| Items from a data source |
•••••

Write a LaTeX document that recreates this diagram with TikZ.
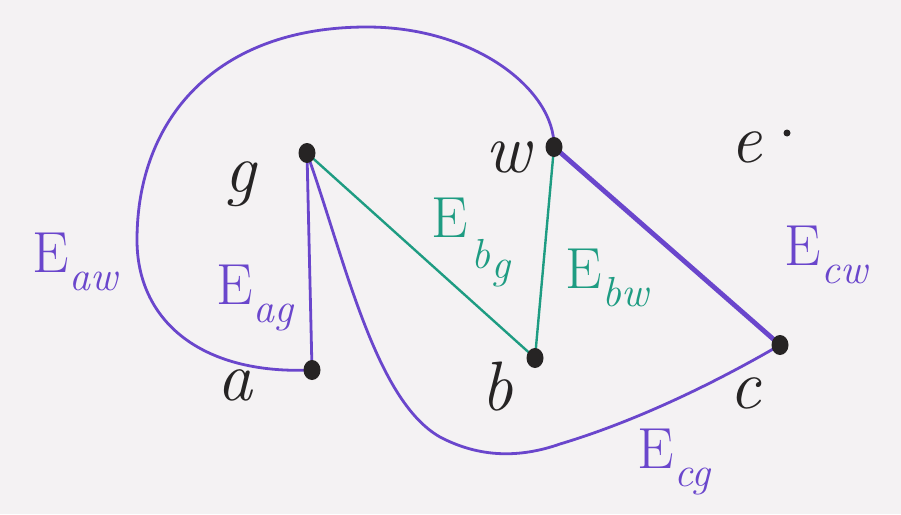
\documentclass[tikz,border=0pt]{standalone}
\usepackage{fontspec}
\setmainfont{Latin Modern Roman}
\usetikzlibrary{backgrounds}
\definecolor{paper}{HTML}{F4F2F3}
\definecolor{penpurple}{HTML}{6A46CC}
\definecolor{pengreen}{HTML}{1E9C82}
\definecolor{penblack}{HTML}{262424}
\newcommand{\elab}[1]{E\kern1pt\raisebox{-0.3em}{\fontsize{42}{42}\selectfont\itshape #1}}
\newcommand{\ebglab}{E\kern4pt\raisebox{-0.55em}{\fontsize{42}{42}\selectfont\itshape b}\kern1pt\raisebox{-0.72em}{\fontsize{42}{42}\selectfont\itshape g}}
\tikzset{
  dot/.style={ellipse,fill=penblack,inner sep=0pt,minimum width=17pt,minimum height=20pt},
  smalldot/.style={circle,fill=penblack,inner sep=0pt,minimum size=7pt},
  vlabel/.style={anchor=base,text=penblack,font=\fontsize{70}{70}\selectfont\itshape},
  elabel/.style={text=#1,font=\fontsize{58}{58}\selectfont},
  pedge/.style={draw=penpurple,line width=2.8pt,line cap=round},
  gedge/.style={draw=pengreen,line width=2.4pt,line cap=round},
}
\usetikzlibrary{shapes.geometric}
\begin{document}
\begin{tikzpicture}[x=1pt,y=-1pt]
\useasboundingbox (0,0) rectangle (901,514);
% vertices
\node[dot] (g) at (307,153) {};
\node[dot] (w) at (554,147) {};
\node[smalldot] (e) at (787,133) {};
\node[dot] (a) at (312,370) {};
\node[dot] (b) at (535,358) {};
\node[dot] (c) at (780,345) {};
% vertex labels
\node[vlabel] (lg) at (240,192) {g};
\node[vlabel] (lw) at (508,172) {w};
\node[vlabel] (le) at (746,162) {e};
\node[vlabel] (la) at (235,400) {a};
\node[vlabel] (lb) at (497,410) {b};
\node[vlabel] (lc) at (745,408) {c};
% edges
\begin{scope}[on background layer]
\fill[paper] (0,0) rectangle (901,514);
\draw[pedge] (a.center) .. controls (200,375) and (137,320) .. (137,240)
  .. controls (137,120) and (215,27) .. (367,27)
  .. controls (475,27) and (555,90) .. (w.center);
\draw[pedge] (a.center) -- (g.center);
\draw[pedge] (g.center) .. controls (345,260) and (375,400) .. (440,437)
  .. controls (480,458) and (520,458) .. (560,444)
  .. controls (640,420) and (720,380) .. (c.center);
\draw[pedge,line width=4.8pt] (w.center) -- (c.center);
\draw[gedge] (g.center) -- (b.center);
\draw[gedge] (b.center) -- (w.center);
\end{scope}
% edge labels
\node[elabel=penpurple] (Eaw) at (75,262) {\elab{aw}};
\node[elabel=penpurple] (Eag) at (255,298) {\elab{ag}};
\node[elabel=pengreen,anchor=base west] (Ebg) at (428,237) {\ebglab};
\node[elabel=pengreen] (Ebw) at (607,278) {\elab{bw}};
\node[elabel=penpurple] (Ecw) at (826,255) {\elab{cw}};
\node[elabel=penpurple] (Ecg) at (674,462) {\elab{cg}};
\end{tikzpicture}
\end{document}
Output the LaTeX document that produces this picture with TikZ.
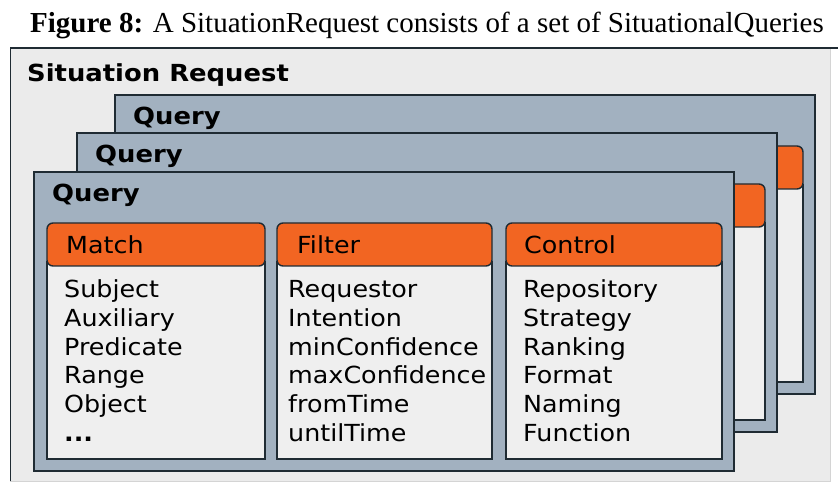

•••••

| Set exercise |
Which lines include the word "LaTeX"? List them all.

| Exercise answer |
Write a LaTeX document that recreates this diagram with TikZ.
Output the LaTeX document that produces this picture with TikZ.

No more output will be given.